I also peeled and diced the apples.

Once the pancake batter was mixed and the apples were peeled and diced, I mixed them all together.

I probably had about 5 small apples in here, but I’m not entirely sure.  It was around the same volume of apples as batter, because I really love my apples.

Then the batter was poured on the griddle.

Sidenote: my kitchen has a strange selection of appliances and whatnot, and I’m very glad that this selection includes a griddle.  Not that I really use it very often, but its so nice to have!

When the pancakes are ready to be flipped, flip them.  You can usually tell because they don’t stick to the pan anymore, and the edges on the uncooked side become less shiny.

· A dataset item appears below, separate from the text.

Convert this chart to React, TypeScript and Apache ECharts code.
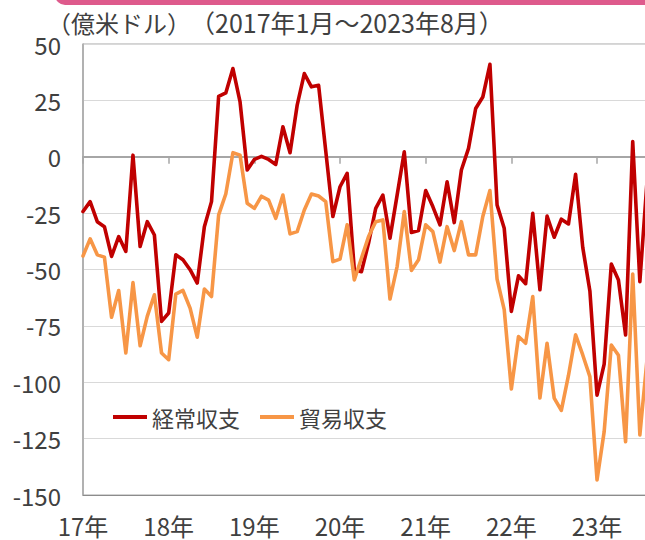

Yum!  Pancakes were definitely a success!  The yogurt gave them a delicious amount of moisture, which was fantastic because my usual complaint about plain pancakes is that they are too dry.  These were fantastic, especially with butter and syrup.

Apple Buttermilk Pancakes (adapted from allrecipes.com)

1 cup flour
1 teaspoon salt
1 teaspoon baking soda
1 egg
1/2 cup fresh buttermilk (or however much you have)
1/2 cup + a little more vanilla yogurt (so buttermilk + yogurt is around 1 1/8 cup)
2 tablespoons melted butter
Several apples
A dash of cinnamon
A splash of vanilla extract

  1. Peel and dice the apples
  2. Preheat and lightly grease a large skillet or electric griddle.
  3. Mix the
    flour, salt, and baking soda together in a bowl. Add the egg,
    buttermilk, yogurt, and butter; stir together lightly, but keep it lumpy. The
    batter should look thick, spongy, and puffy.  Stir in diced apples, vanilla and cinnamon.
  4. Drop 1/3 cup
    of the batter onto the cooking surface, spreading lightly with the
    bottom of the cup. Cook until lightly-browned on each side, 1 to 2
    minutes per side.
  5. Serve hot, topped with butter and syrup.